**Request**
Go through the listing and copy each line with the string "this".

[Entries with chart source code]
######

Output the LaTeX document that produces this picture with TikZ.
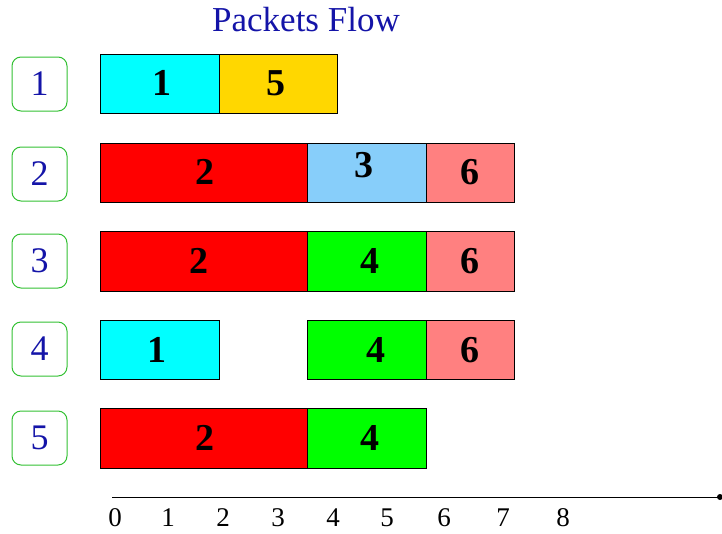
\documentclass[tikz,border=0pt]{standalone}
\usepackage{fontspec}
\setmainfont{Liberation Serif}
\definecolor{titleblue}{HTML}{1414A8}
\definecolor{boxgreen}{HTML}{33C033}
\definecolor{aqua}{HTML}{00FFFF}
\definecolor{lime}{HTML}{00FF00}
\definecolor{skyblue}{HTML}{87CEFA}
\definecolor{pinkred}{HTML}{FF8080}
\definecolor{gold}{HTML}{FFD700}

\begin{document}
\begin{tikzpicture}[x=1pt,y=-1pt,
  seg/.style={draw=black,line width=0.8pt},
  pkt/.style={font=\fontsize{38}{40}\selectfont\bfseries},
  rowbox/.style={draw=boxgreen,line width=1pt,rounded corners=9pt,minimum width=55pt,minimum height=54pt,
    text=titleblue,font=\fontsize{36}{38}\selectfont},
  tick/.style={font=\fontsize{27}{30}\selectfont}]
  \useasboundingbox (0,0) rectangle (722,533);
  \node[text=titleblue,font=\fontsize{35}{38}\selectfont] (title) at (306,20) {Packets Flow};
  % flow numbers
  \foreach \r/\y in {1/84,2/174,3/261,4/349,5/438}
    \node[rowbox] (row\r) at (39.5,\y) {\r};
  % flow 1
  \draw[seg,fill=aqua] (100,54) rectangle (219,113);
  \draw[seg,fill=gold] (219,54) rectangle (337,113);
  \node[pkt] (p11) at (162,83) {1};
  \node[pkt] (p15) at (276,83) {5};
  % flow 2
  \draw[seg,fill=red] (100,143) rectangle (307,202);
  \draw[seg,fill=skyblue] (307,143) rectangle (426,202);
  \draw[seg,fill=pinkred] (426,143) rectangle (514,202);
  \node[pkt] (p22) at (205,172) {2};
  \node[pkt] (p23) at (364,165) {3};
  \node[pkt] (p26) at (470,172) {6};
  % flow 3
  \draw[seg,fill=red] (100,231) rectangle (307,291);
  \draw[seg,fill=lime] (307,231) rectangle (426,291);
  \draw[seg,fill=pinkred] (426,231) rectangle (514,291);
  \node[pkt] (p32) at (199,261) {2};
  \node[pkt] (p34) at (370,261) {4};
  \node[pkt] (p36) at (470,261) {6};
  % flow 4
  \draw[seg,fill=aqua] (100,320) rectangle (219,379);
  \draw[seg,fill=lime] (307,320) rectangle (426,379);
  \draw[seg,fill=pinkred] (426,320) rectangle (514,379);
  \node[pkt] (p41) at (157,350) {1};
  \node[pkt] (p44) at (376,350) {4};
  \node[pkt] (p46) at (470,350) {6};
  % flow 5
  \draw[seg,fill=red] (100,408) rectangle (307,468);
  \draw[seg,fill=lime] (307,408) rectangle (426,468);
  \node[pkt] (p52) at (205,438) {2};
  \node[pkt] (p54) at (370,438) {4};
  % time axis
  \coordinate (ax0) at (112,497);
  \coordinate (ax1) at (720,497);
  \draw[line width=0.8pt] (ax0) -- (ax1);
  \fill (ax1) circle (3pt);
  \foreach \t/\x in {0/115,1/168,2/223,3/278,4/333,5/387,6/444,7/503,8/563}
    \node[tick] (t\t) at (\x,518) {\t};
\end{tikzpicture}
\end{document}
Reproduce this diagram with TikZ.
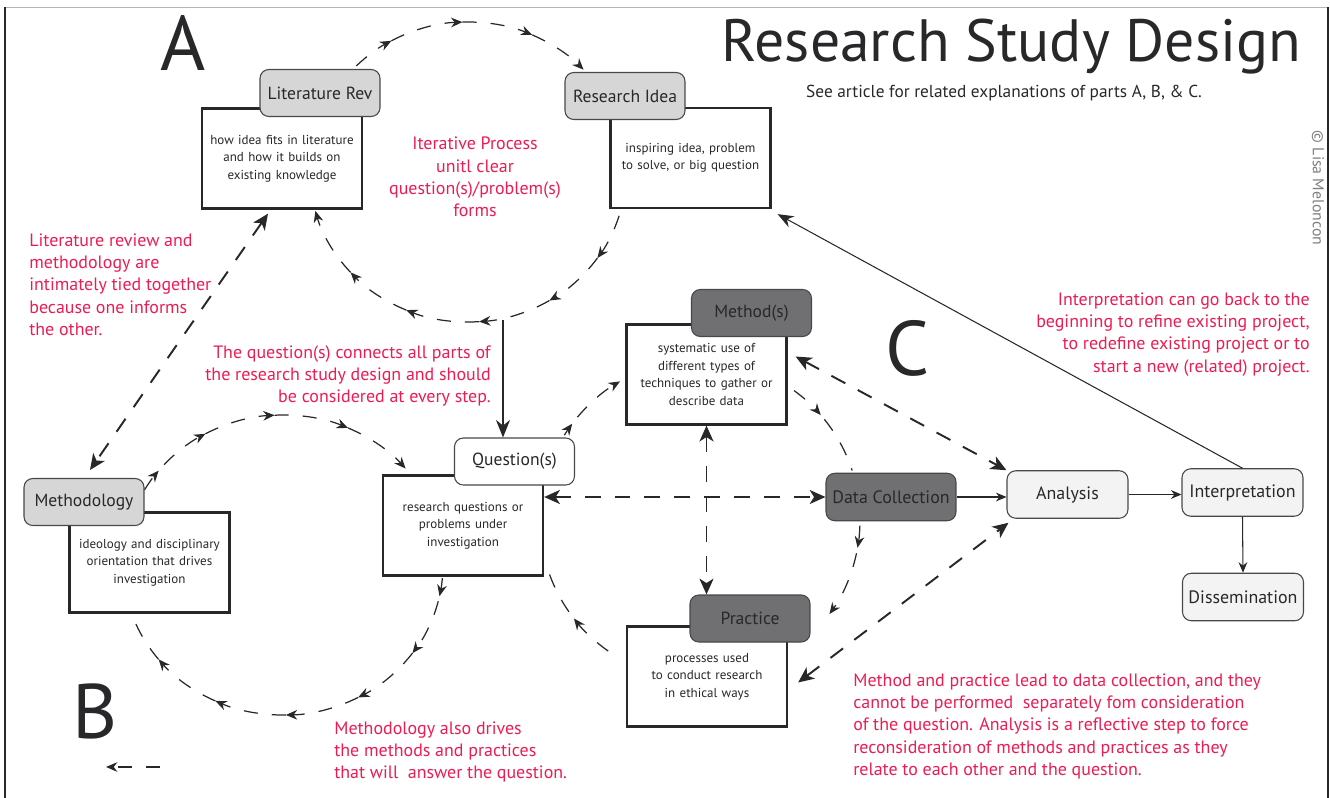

######

**The completed task**
Output the LaTeX document that produces this picture with TikZ.
Reproduce this diagram with TikZ.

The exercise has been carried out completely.